DeFi lender Spark deploys $100 million into Superstate fund to diversify revenue as US Treasury yields dip

DeFi lending protocol Spark, a key component of the Sky ecosystem, is allocating a not insignificant portion of its stablecoin reserves into Superstate’s USCC fund in what the projects are calling “the first large-scale” attempt from an onchain protocol to “diversify away from government securities.”

Spark has allocated $100 million of its stablecoin reserves to the Superstate Crypto Carry Fund, designed to generate yield from a spot and futures crypto basis trade, according to an announcement on Thursday. USCC has over $411 million in total value locked (TVL), according to DeFiLlama data.

“Superstate’s USCC fund allows Spark to diversify its reserves while maintaining the same level of safety and compliance Spark always prioritizes,” said Sam MacPherson, CEO of Phoenix Labs, the dev group behind Spark. “As onchain ecosystems evolve, combining regulated yield with transparent, verifiable infrastructure is essential to delivering stability and long-term value for Spark’s users.”

The move comes as Treasury yields hit six-month lows. Historically, Spark has generated a substantial portion of its yield, passed on to lenders, via tokenized treasury products like BlackRock’s BUIDL and Franklin Templeton’s FOBXX funds, which in turn invest in U.S. government debt.

“Access to stable, diversified yield is increasingly critical as Treasury returns compress,” Superstate CEO Robert Leshner said. “The investment allows Spark to maintain exposure to yield opportunities uncorrelated with Federal Reserve rate policy while operating within a compliant institutional framework.”

Indeed, much of the crypto yield economy is supported by Treasurys. The two largest stablecoin issuers, Tether and Circle, safeguard a majority of their reserves in cash and cash equivalents, including government bonds. Ethena, issuer of the third-largest onchain dollar product, notably bucks the trend by tethering USDe to the dollar using a cash-and-carry trade.

Earlier this year, Spark deployed about $1.1 billion of its Spark Liquidity Layer balance sheet to Ethena’s USDe and sUSDe tokens. It also deployed $25 million into a Maple Finance lending pool, alongside Sky (formerly MakerDAO), and launched a $1 billion  Tokenization Grand Prix, designed to accelerate the adoption of tokenized assets on the Spark Liquidity Layer.

The Spark Liquidity Layer automates liquidity provision of the ecosystem’s assets, including USDS, sUSDS, and USDC, directly from Sky across various DeFi protocols, enabling users to access the Sky Savings Rate more readily.

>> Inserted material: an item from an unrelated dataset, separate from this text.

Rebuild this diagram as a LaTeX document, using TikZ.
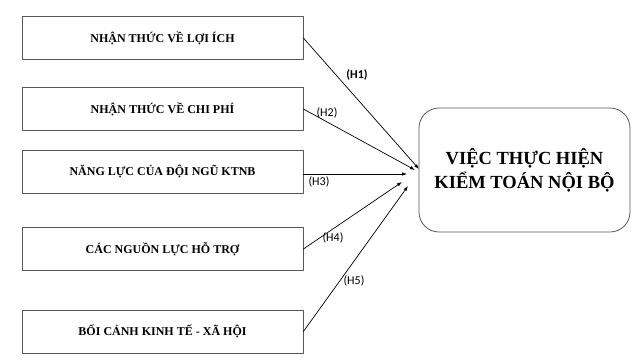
\documentclass[tikz,border=0pt]{standalone}
\usepackage{fontspec}
\setmainfont{Liberation Serif}
\newfontfamily\lblfont{Carlito}
\usetikzlibrary{arrows.meta}

\begin{document}
\begin{tikzpicture}[x=1pt,y=-1pt,>={Latex[length=5pt,width=3.5pt]},line cap=round,line join=round,
  factor/.style={draw=black!65,line width=0.8pt,minimum width=281pt,minimum height=43pt,inner sep=0pt,
    font=\fontsize{12}{14}\selectfont\bfseries},
  outcome/.style={draw=black!65,line width=0.8pt,rounded corners=20pt,minimum width=211pt,minimum height=124pt,
    align=center,font=\fontsize{18.5}{24}\selectfont\bfseries},
  hyp/.style={font=\lblfont\fontsize{12}{14}\selectfont,inner sep=0pt}]
  \useasboundingbox (0,0) rectangle (640,360);

  \node[factor] (f1) at (162.5,38) {NHẬN THỨC VỀ LỢI ÍCH};
  \node[factor] (f2) at (162.5,109) {NHẬN THỨC VỀ CHI PHÍ};
  \node[factor] (f3) at (162.5,171.5) {NĂNG LỰC CỦA ĐỘI NGŨ KTNB};
  \node[factor] (f4) at (162.5,249) {CÁC NGUỒN LỰC HỖ TRỢ};
  \node[factor] (f5) at (162.5,331.5) {BỐI CẢNH KINH TẾ - XÃ HỘI};

  \node[outcome] (kt) at (524.5,170) {VIỆC THỰC HIỆN\\KIỂM TOÁN NỘI BỘ};

  \coordinate (t1) at (419,169);
  \coordinate (t2) at (415,170);
  \coordinate (t3) at (407,174);
  \coordinate (t4) at (402,182);
  \coordinate (t5) at (408,186);

  \foreach \i in {1,2,4,5}
    \draw[->,line width=0.7pt] (f\i.east) -- (t\i);
  \draw[->,line width=0.7pt] ([yshift=-2.5pt]f3.east) -- (t3);

  \node[hyp,font=\lblfont\fontsize{12}{14}\selectfont\bfseries] (h1) at (357,75) {(H1)};
  \node[hyp] (h2) at (327,113) {(H2)};
  \node[hyp] (h3) at (319,182) {(H3)};
  \node[hyp] (h4) at (333,238) {(H4)};
  \node[hyp] (h5) at (354,281) {(H5)};
\end{tikzpicture}
\end{document}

There is over $9 billion deposited into Sky’s sUSDS, the “savings token” counterpart to the decentralized USDS stablecoin. The token is generating approximately 4.8% APY, funded by Sky revenue.

Meanwhile, Superstate’s fund trades spot and futures Bitcoin, Ethereum, Solana, and XRP markets, and currently generates a 30-day yield of 8.35%. Superstate also manages USTB, a tokenized fund backed by US Treasurys.